Suppose a few votes determine the fate of an amendment, and the returns from one county are known to be indubitably stained with fraud, and the proof is at hand. The Speaker is powerless to do more than declare the result as it appears from these returns sent him by the Secretary of State, who hands them to him as received from the county boards. Is it to be thought for a moment that it was ever intended that this, perfunctory duty of the Speaker, limited to the face of the returns, should preclude inquiry and permit the organic law to be changed contrary to the expressed wishes of a majority of the people? Can it be possible that the lawmakers intended the organic law to be changed on the face of the returns, and yet no officer, from Governor to constable, is necessarily concluded by the face of the returns? The statement of the position carries its own refutation. Certainly no such intention can be imported into the legislation which imposed this formal duty on the Speaker, as the words of the act negative the thought of a final decision of the question by the Speaker. “If it shall appear that a majority,” etc., is the language employed.
The Century Dictionary gives six definitions of the word “appear,” comprehending all shades of meaning attached to it, and none of them convey the idea of judicial or final determination or decision, but all convey the thought of the surface, the apparent, the obvious, that which is to be seen at first sight. The use of this word in defining the duties of the Speaker in this regard was quite apt, and properly imposed the formal and ministerial functions of casting up and declaring in open session what would appear to be the result. The votes on the principal State offices were then before him, and from these he could reach, at least approximately, the votes in the election, and the votes on the amendment would give the other necessary data to a prima facie decision from the face of the returns, and, in the language of Judge Cooley, “the final decision must rest with the courts.”
The strongest qase cited by appellant is State V. Wurts, 40 Atl. Rep. 740, but this was not the final decision of that case, and while the judgment was affirmed the ultimate conclusion' on this question was different in the court of last resort, the gist of which has been given. Worman v. Hagan, 78 Md. 152, s. c. 21 L. R. A. 716, seems to support the appellant, although Chief Justice Whitfield in State v. Powell, supra, treats this case as one where a constitutionally created special tribunal took it out.of the general rule, and does not regard it as antagonistic in principle with the other cases. While it is possible for that distinction to be made and save it from being an exception, yet the Maryland court itself did not make that distinction, and this appears to be merely a case out of plumb.
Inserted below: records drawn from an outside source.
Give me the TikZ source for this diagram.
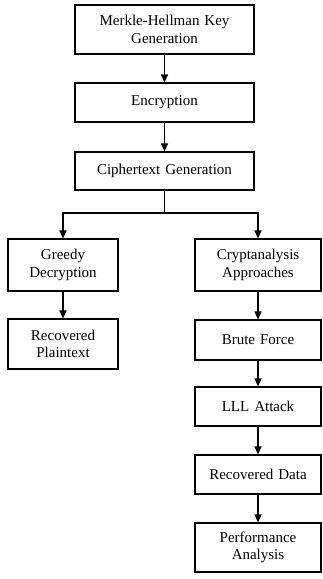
\documentclass[tikz,border=0pt]{standalone}
\usepackage{fontspec}
\setmainfont{Liberation Serif}
\usetikzlibrary{arrows.meta}
\begin{document}
\begin{tikzpicture}[x=1pt,y=-1pt,
  box/.style={draw=black, line width=1.2pt, fill=white, rectangle, align=center, inner sep=2pt,
    font=\fontsize{15}{17.5}\selectfont},
  topbox/.style={box, minimum width=179pt, text width=170pt},
  leftbox/.style={box, minimum width=110pt, text width=104pt},
  rightbox/.style={box, minimum width=126pt, text width=120pt},
  arr/.style={draw=black, line width=1.2pt, -{Triangle[length=8pt,width=7pt]}},
  ln/.style={draw=black, line width=1.2pt}]
\useasboundingbox (0,0) rectangle (322,579);
\node[topbox, minimum height=49pt] (kg) at (164.5,29.5) {Merkle-Hellman Key\\Generation};
\node[topbox, minimum height=39pt] (enc) at (164.5,102.5) {Encryption};
\node[topbox, minimum height=38pt] (ct) at (164.5,171) {Ciphertext Generation};
\node[leftbox, minimum height=52pt] (gd) at (63,265) {Greedy\\Decryption};
\node[leftbox, minimum height=50pt] (rp) at (63,344) {Recovered\\Plaintext};
\node[rightbox, minimum height=52pt] (ca) at (258,265) {Cryptanalysis\\Approaches};
\node[rightbox, minimum height=40pt] (bf) at (258,340) {Brute Force};
\node[rightbox, minimum height=39pt] (lll) at (258,406.5) {LLL Attack};
\node[rightbox, minimum height=39pt] (rd) at (258,474.5) {Recovered Data};
\node[rightbox, minimum height=49pt] (pa) at (258,547.5) {Performance\\Analysis};
\coordinate (j) at (164.5,213);
\draw[arr] (kg) -- (enc);
\draw[arr] (enc) -- (ct);
\draw[ln] (ct.south) -- (j);
\draw[arr] (j) -| (gd.north);
\draw[arr] (j) -| (ca.north);
\draw[arr] (gd) -- (rp);
\draw[arr] (ca) -- (bf);
\draw[arr] (bf) -- (lll);
\draw[arr] (lll) -- (rd);
\draw[arr] (rd) -- (pa);
\end{tikzpicture}
\end{document}
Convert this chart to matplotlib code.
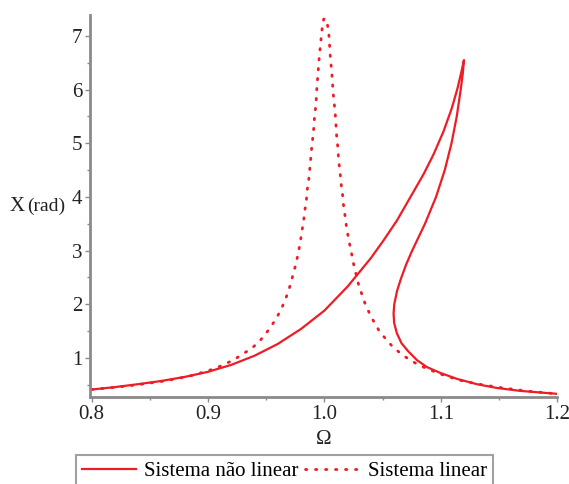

Luther v. Borden, 7 How. 1, is relied upon by counsel here, as it has been by counsel on the losing side in most of the other cases. There is a statement in the body of the opinion to this effect: that in forming the Constitution of the various States, and in the various changes and alterations which have since been made, the political department has always determined whether the proposed constitution or amendment was ratified or not by the people, and the judical power has followed the decision. This was not a point decided in the case, and the statement was made merely in the course of the argument leading to the points decided. The case grew out of “Dorr’s Rebellion” in Rhode Island. The question was not as to an amendment of the Constitution, nor as to the adoption of the “Dorr Constitution,” but was that where there were two opposing governments in a State, the determination of which was the legitimate government was a political, and not a judicial, question, and where the courts of the State decide which was the proper government under its own laws, the Federal courts must follow the State decision. That this case, notwithstanding some general language, is not an authority for appellant is obvious; but if any doubt remains on the subject, the analysis-of the case by Chief Justice Day in Koehler v. Hill, supra, will remove it. There can be little doubt that the consensus of judicial opinion is that it is the absolute duty of the judiciary to determine whether the Constitution has-been amended in the exact and precise manner required by the Constitution, unless perchance a special tribunal has been erected to determine this question; and even then many of the authorities hold that this tribunal can not be permitted to illegally amend the organic law. Therefore it is the duty of the court to decide the question on its merits.
Second. This brings a consideration of the question whether in fact the amendment was adopted as required by the Constitution. The Constitution provides how an amendment shall be passed through the General Assembly for submission to the people and for publication for at least six months “immediately preceding the next general election for senators and representatives, at which time the.same shall be submitted to the electors of ‘the State for approval or rejection; and if a majority of the electors voting in such election adopt such amendments, the same shall become a part of the Constitution.” Art. 19, § 22.
“Such elections” evidently refers to the general election for senators and representatives. Any other construction would be straining the natural meaning of clear and proper English. The majority necessary to adopt it must be the majority of electors voting at the general election for senators and representatives, and not a mere majority voting on the subject of the amendment. The framers of the Constitution of 1874 used plain and simple English. 'They knew what they wanted, and what they did not want, and this, more than any other Constitution of the State, is full of details and explicit limitations. The time in which it was framed begot positiveness and strong convictions. This method of amending the Constitution by direct vote of the people is an adaptation to the American constitutional system of the initiative and referendum of the Swiss Republic. For a change there to be made in the organic law, it must secure a majority, not only of all the citizens of the Republic, but of all the Cantons of the Republic. This system is common to many States, and the prevailing rule is to require a majority of all the voters in the election, and not a mere majority of those voting on the question. Of course, the framers of the Constitution could have provided for either method; there were precedents for either of them when that clause was written, but, having deliberately and clearly adopted the rule that it must be a majority of the electors voting in the election, instead of a majority voting on this question, it is only for the court to bow to the express terms of the Constitution. This language needs no extrinsic aids to discover its meaning, but the court is not without authority for this construction. Similar or almost similar language has been before the courts many times, and while there is some conflict in the decisions, still the conflict is more apparent than real, and arises more from difference in language employed than in principles of construction. The authorities on. this subject are reviewed at length by Judge Trieber in Knight v. Shledon, 134 Fed. 423, and by Chief Justice Whitfield in State v. Powell, 77 Miss. 545. The case law is carefully gone over in these opinions, and it would be an idle task to repeat what has been so well done. These two decisions demonstrate that the great weight of áuthority sustains the construction reached by the court as above stated.
In view of the foregoing opinion, it necessarily follows that the conclusion,,.is that Amendment No. 3 was not adopted, and therefore the Governor did not have authority to appoint Rice circuit clerk. This was the judgment of the circuit court, and it is affirmed.
Justices Battre and Wood concur. Mr. Justice Riddick concurs in the judgment; his reasons will be stated in an individual opinion. Mr. Justice McCulloch dissents.